**Rows from a dataset**
================

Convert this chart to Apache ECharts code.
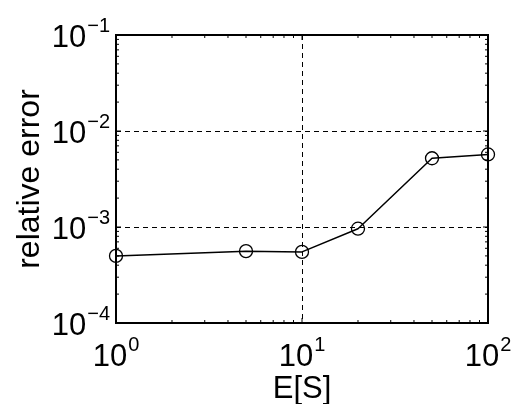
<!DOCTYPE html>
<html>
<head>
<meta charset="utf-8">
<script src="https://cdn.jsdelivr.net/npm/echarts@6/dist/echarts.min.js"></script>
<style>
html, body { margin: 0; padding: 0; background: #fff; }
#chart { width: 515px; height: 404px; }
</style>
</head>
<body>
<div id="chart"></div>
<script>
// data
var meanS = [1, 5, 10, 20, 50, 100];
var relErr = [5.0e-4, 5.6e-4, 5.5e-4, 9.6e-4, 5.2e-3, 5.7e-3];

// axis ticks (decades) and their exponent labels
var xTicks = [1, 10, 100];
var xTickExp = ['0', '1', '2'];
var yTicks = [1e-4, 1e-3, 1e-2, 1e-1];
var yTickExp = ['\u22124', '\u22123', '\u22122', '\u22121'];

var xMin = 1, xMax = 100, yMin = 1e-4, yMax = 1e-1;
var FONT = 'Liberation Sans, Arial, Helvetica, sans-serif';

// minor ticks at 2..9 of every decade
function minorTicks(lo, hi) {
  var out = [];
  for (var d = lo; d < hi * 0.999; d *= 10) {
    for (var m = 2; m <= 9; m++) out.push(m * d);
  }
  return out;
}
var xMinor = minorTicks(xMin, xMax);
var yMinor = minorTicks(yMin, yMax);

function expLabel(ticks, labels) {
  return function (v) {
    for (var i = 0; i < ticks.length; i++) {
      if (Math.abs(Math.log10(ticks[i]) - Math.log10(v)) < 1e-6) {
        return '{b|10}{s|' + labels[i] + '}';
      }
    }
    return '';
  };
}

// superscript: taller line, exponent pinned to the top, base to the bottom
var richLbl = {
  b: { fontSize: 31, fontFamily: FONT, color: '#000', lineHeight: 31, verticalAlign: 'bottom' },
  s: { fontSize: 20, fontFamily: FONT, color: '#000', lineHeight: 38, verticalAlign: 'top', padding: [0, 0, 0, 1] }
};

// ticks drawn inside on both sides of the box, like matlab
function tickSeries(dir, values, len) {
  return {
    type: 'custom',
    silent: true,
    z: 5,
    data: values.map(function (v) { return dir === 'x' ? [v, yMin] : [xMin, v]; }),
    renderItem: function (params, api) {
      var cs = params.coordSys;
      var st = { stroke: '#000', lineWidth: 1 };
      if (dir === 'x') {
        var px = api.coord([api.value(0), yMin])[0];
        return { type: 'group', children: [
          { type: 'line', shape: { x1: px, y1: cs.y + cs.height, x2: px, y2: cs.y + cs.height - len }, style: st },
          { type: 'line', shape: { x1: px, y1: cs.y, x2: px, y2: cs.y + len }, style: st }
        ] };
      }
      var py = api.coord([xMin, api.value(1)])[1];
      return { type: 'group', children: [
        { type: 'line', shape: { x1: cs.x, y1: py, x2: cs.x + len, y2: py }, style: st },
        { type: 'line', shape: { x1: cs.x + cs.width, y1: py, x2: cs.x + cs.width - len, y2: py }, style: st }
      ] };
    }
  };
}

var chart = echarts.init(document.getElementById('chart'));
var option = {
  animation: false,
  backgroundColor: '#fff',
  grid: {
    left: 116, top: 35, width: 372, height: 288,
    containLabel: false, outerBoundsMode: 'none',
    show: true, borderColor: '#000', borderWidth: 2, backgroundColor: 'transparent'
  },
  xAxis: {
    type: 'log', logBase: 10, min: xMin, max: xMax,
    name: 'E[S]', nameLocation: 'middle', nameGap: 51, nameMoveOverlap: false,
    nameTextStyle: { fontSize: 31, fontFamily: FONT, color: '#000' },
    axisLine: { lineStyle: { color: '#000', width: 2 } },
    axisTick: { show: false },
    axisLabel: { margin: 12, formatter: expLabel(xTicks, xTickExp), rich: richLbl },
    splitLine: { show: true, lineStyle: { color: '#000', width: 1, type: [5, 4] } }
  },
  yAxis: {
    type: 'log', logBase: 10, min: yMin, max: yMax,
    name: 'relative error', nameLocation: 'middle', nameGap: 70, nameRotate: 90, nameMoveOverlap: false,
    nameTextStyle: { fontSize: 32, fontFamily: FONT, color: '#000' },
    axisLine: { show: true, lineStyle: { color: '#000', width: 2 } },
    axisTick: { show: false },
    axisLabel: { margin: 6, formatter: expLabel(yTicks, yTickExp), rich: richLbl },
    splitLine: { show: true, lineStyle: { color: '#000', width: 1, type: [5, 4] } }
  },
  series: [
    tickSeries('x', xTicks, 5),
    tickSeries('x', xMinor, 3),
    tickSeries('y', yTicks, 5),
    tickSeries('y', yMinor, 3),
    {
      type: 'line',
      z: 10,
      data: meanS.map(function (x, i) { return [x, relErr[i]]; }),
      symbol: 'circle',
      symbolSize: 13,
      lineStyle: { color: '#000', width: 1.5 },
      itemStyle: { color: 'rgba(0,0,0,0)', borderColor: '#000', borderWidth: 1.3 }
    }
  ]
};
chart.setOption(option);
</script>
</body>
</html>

================

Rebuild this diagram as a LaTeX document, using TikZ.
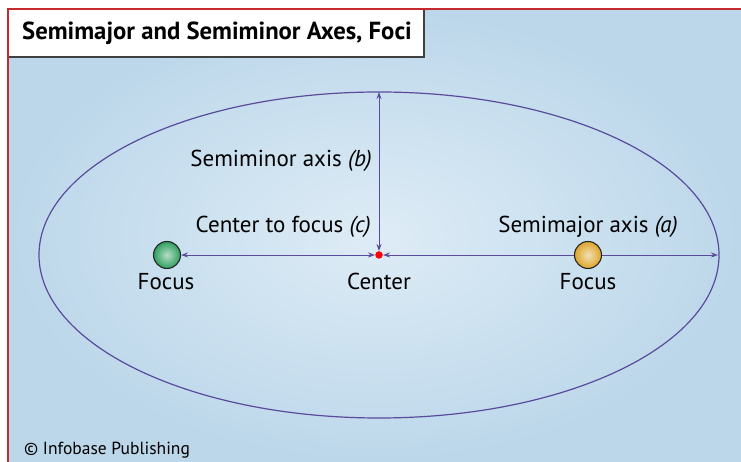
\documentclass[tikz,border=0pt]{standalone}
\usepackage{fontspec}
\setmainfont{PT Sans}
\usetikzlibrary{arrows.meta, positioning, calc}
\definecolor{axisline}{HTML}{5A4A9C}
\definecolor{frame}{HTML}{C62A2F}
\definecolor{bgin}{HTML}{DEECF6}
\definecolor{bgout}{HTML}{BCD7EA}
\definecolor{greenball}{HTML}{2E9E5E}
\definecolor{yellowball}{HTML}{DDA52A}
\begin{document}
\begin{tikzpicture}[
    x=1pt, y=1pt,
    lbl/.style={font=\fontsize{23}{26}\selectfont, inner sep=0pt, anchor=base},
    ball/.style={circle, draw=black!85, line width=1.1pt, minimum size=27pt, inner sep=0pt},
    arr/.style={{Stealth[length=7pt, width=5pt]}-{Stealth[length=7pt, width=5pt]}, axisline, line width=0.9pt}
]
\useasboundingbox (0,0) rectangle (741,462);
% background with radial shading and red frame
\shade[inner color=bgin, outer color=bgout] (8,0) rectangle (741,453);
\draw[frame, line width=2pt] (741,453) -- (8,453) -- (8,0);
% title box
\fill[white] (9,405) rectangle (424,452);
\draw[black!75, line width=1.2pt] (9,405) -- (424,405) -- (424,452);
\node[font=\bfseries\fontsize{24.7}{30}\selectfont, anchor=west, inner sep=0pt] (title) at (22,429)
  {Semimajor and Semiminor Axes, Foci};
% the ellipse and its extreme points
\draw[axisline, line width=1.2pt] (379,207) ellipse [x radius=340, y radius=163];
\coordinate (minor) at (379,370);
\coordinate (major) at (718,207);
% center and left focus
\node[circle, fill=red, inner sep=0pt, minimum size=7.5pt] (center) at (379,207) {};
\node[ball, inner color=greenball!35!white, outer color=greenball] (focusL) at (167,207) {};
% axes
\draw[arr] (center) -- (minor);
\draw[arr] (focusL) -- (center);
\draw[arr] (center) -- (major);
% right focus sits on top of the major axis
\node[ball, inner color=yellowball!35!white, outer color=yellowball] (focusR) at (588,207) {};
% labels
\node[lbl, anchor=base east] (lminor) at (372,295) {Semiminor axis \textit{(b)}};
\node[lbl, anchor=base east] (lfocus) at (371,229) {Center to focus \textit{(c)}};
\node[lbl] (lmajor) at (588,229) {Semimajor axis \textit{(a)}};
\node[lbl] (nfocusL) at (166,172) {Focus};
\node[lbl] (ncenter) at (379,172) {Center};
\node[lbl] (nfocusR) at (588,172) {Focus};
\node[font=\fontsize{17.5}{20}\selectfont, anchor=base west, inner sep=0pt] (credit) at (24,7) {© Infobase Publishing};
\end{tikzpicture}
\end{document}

================

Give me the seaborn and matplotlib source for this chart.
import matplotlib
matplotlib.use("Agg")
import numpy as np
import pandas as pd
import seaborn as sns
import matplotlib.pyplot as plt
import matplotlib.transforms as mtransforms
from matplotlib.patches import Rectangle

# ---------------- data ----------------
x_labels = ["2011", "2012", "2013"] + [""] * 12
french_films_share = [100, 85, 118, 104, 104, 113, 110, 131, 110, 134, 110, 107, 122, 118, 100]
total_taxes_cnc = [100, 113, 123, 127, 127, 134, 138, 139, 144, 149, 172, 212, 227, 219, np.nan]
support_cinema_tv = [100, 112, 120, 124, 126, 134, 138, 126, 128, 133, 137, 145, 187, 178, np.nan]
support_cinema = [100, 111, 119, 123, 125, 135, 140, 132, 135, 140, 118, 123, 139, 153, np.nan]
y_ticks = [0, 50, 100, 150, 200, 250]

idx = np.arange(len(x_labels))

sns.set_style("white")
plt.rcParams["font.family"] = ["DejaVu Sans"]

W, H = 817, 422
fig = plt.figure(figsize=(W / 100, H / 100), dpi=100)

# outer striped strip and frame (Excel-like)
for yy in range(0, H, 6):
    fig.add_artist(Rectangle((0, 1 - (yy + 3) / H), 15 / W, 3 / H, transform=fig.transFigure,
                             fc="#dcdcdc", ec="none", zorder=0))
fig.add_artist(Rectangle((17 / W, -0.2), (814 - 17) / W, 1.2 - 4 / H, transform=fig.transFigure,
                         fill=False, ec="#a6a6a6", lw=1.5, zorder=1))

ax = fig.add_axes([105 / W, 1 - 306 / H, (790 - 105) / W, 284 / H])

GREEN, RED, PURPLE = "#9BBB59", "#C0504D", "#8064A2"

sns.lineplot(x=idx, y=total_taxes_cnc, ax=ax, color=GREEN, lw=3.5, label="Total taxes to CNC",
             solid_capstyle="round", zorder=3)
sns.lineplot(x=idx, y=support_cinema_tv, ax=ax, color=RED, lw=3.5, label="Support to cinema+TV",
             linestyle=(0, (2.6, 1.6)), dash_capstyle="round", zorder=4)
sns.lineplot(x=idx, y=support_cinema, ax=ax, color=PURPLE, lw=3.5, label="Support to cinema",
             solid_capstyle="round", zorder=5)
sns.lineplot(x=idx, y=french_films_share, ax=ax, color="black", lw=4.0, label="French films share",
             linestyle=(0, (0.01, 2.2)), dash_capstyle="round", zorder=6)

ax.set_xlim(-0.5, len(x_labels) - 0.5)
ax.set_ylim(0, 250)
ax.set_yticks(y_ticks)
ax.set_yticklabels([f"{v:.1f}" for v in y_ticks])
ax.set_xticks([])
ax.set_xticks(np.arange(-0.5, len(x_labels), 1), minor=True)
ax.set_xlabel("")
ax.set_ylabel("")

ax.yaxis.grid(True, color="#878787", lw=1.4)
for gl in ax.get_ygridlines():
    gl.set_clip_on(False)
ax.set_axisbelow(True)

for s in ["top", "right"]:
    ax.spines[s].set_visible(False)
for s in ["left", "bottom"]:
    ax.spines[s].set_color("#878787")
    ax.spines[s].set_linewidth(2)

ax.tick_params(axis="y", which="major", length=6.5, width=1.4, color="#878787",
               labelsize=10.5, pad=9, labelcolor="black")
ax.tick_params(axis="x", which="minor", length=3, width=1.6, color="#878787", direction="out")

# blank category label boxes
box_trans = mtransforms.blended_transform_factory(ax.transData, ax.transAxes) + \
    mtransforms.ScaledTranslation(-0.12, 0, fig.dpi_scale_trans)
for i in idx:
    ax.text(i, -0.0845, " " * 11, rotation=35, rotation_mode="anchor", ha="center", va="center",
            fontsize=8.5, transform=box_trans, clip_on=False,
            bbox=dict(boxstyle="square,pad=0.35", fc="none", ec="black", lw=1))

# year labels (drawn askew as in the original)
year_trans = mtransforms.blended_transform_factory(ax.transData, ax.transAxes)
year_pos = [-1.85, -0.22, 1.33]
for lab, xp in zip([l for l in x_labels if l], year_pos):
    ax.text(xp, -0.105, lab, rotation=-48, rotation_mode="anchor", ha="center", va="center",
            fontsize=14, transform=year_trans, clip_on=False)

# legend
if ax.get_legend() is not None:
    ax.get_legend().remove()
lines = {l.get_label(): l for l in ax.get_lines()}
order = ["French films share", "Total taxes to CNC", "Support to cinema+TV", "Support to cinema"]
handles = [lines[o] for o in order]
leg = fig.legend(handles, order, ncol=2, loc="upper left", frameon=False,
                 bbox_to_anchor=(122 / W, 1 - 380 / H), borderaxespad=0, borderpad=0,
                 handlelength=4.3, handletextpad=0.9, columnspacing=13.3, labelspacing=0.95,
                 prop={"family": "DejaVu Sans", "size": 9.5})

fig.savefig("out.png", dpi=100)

================

**THE TASK**
Locate all lines holding the word "seaborn", then copy them out.

**ANSWER FOR THE TASK**
Give me the seaborn and matplotlib source for this chart.
import seaborn as sns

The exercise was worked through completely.